The Supreme Court in People v Tutha, 276 Mich 387, 395; 267 NW 867 (1936), stated:

"Possession of stolen property within a short time *175 after it is alleged to have been stolen raises a presumption the party in possession stole it, and this presumption is either weak or strong depending upon the facts."

This Court in People v Gordon, 60 Mich App 412, 418; 231 NW2d 409 (1975), recently stated:

"Possession of the fruits of a robbery plus certain other facts and circumstances permits the inference that the possessor is the thief."

Also this Court in People v Rankin, 52 Mich App 130, 133; 216 NW2d 620 (1974), reviewed several cases and then promulgated the necessary elements to be considered under such circumstances as confront us in the case at bar:

"The cases discussed above are similar in that: (1) all involve a breaking and entering charge; (2) the accused was found in possession of stolen property; and (3) the added circumstances that were deemed to justify the charge and conviction related directly toward placing the accused at the scene of the crime."
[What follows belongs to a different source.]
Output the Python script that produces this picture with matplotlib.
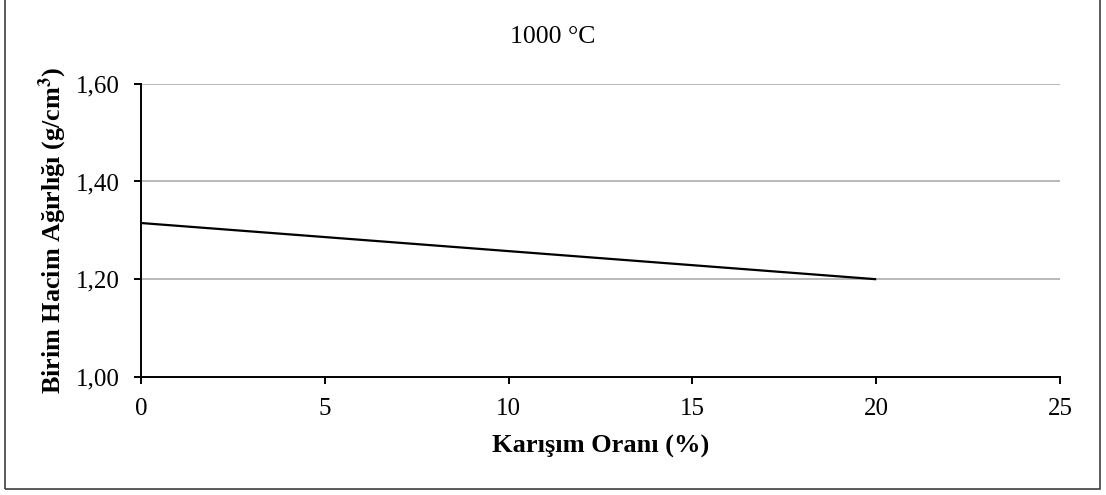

Obviously, the third item is the one with which we are concerned. There were only two men present at the time of the arrest; the truck was conclusively shown to be the vehicle used in perpetrating the crime; the dollar and change would hardly seem proper renumeration for one making repairs; the arrest was made shortly after the crime was committed; and the entire affair took place late in the evening. The only evidence to the contrary was that stated by the co-defendant, given in such a way that it could easily have been disbelieved by the jury.

Before closing, however, we must examine the charge as a whole. On appeal, it is well established that instructions must be read in their entirety *176 and not solely as isolated sections or sentences. People v Dye, 356 Mich 271; 96 NW2d 788 (1959), People v Iron, 26 Mich App 235; 182 NW2d 342 (1970).
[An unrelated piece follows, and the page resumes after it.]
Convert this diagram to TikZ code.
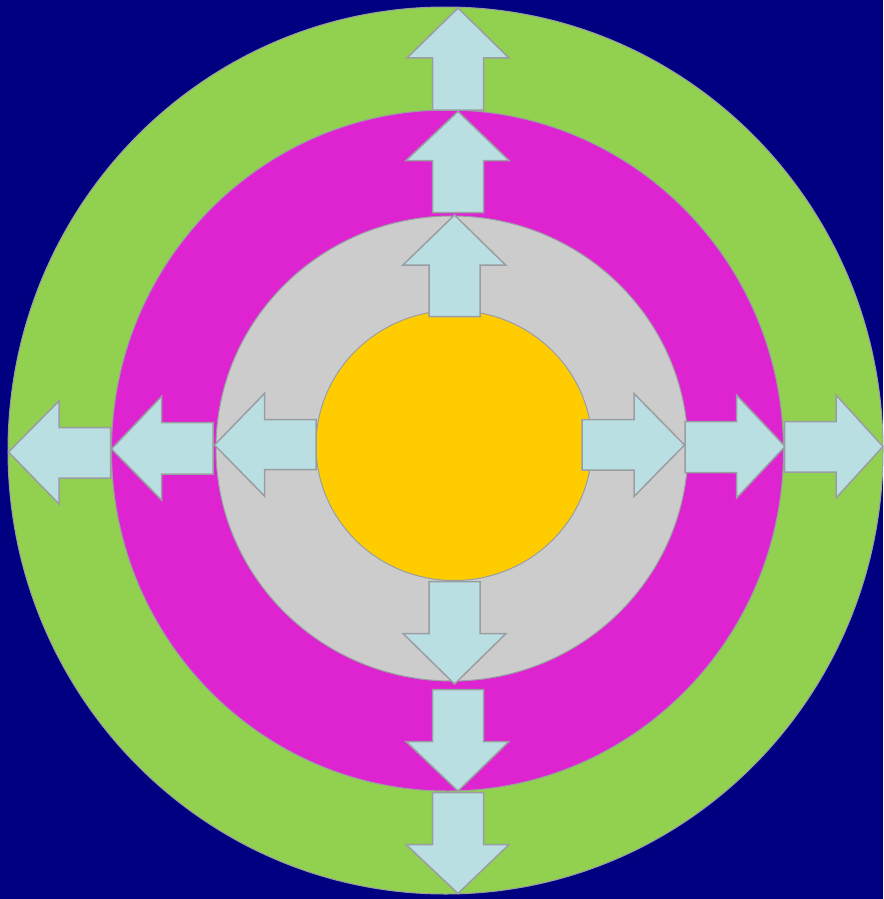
\documentclass[tikz,border=0pt]{standalone}
\definecolor{bgnavy}{HTML}{000080}
\definecolor{ringgreen}{HTML}{92D050}
\definecolor{ringmag}{HTML}{DD24D0}
\definecolor{ringgray}{HTML}{CCCCCC}
\definecolor{coreyel}{HTML}{FFCC00}
\definecolor{arrfill}{HTML}{BADFE2}
\definecolor{edgegray}{HTML}{9A9EA3}
\tikzset{
  ring/.style={draw=edgegray, line width=1pt},
  blockarrow/.style={fill=arrfill, draw=edgegray, line width=1.5pt, line join=miter},
}
\begin{document}
\begin{tikzpicture}[x=1pt,y=-1pt]
\fill[bgnavy] (0,0) rectangle (883,899);
\useasboundingbox (0,0) rectangle (883,899);
% rings
\draw[ring, fill=ringgreen] (445.5,450.5) ellipse [x radius=437.5, y radius=443.5];
\draw[ring, fill=ringmag] (447.5,450.5) ellipse [x radius=336, y radius=340.5];
\draw[ring, fill=ringgray] (452,448.5) ellipse [x radius=236, y radius=232.5];
\draw[ring, fill=coreyel] (454,445.5) ellipse [x radius=138, y radius=135];
% up arrows
\draw[blockarrow] (458,8) -- (509,58) -- (483.5,58) -- (483.5,110) -- (432.5,110) -- (432.5,58) -- (407,58) -- cycle;
\draw[blockarrow] (458,111.5) -- (509,160.5) -- (483.5,160.5) -- (483.5,212.5) -- (432.5,212.5) -- (432.5,160.5) -- (406,160.5) -- cycle;
\draw[blockarrow] (454.5,215) -- (505.5,265) -- (480,265) -- (480,316.5) -- (429,316.5) -- (429,265) -- (403,265) -- cycle;
% down arrows
\draw[blockarrow] (454.5,684) -- (506,633.5) -- (480,633.5) -- (480,581.5) -- (429,581.5) -- (429,633.5) -- (403,633.5) -- cycle;
\draw[blockarrow] (458,791) -- (509,741.5) -- (483.5,741.5) -- (483.5,689.5) -- (432.5,689.5) -- (432.5,741.5) -- (406,741.5) -- cycle;
\draw[blockarrow] (458,893.5) -- (509,844.5) -- (483.5,844.5) -- (483.5,792.5) -- (432.5,792.5) -- (432.5,844.5) -- (406,844.5) -- cycle;
% left arrows
\draw[blockarrow] (8.5,452) -- (59,401) -- (59,427.5) -- (110.5,427.5) -- (110.5,478) -- (59,478) -- (59,504) -- cycle;
\draw[blockarrow] (111.5,449) -- (161.5,396.5) -- (161.5,422.5) -- (213,422.5) -- (213,474) -- (161.5,474) -- (161.5,500) -- cycle;
\draw[blockarrow] (214.5,445) -- (264.5,393.5) -- (264.5,419.5) -- (316,419.5) -- (316,469.5) -- (264.5,469.5) -- (264.5,496) -- cycle;
% right arrows
\draw[blockarrow] (684.5,445) -- (634,393.5) -- (634,419.5) -- (582,419.5) -- (582,470) -- (634,470) -- (634,496.5) -- cycle;
\draw[blockarrow] (785,446.5) -- (736.5,395) -- (736.5,421.5) -- (685,421.5) -- (685,472.5) -- (736.5,472.5) -- (736.5,498) -- cycle;
\draw[blockarrow] (883,446.5) -- (836,395) -- (836,421.5) -- (784.5,421.5) -- (784.5,472) -- (836,472) -- (836,498) -- cycle;
\end{tikzpicture}
\end{document}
Examination of the charge discloses that heavy reliance was placed on the standard and approved instructions from Gillespie, supra, including presumption of innocence and reasonable doubt, intent, credibility of witnesses, circumstantial evidence, elements of the crime, that defendant's failure to testify would not be an inference of guilt, aiding and abetting and other usual items.

The employment of the word "thief", even though used in many opinions as quoted, was unfortunate and more properly should have been eliminated. Following a careful review of the charge as a whole, in light of the evidence presented plus the fact that counsel expressed complete satisfaction causes us to conclude, as stated in McDonald, supra, that sufficient additional facts and circumstances were presented to the jury whereby they were justified in finding a verdict of guilty.

Consequently, we find, for the reasons stated, that no reversible error occurred.

Affirmed.

NOTES

[*] Former circuit judge, sitting on the Court of Appeals by assignment pursuant to Const 1963, art 6, § 23 as amended in 1968.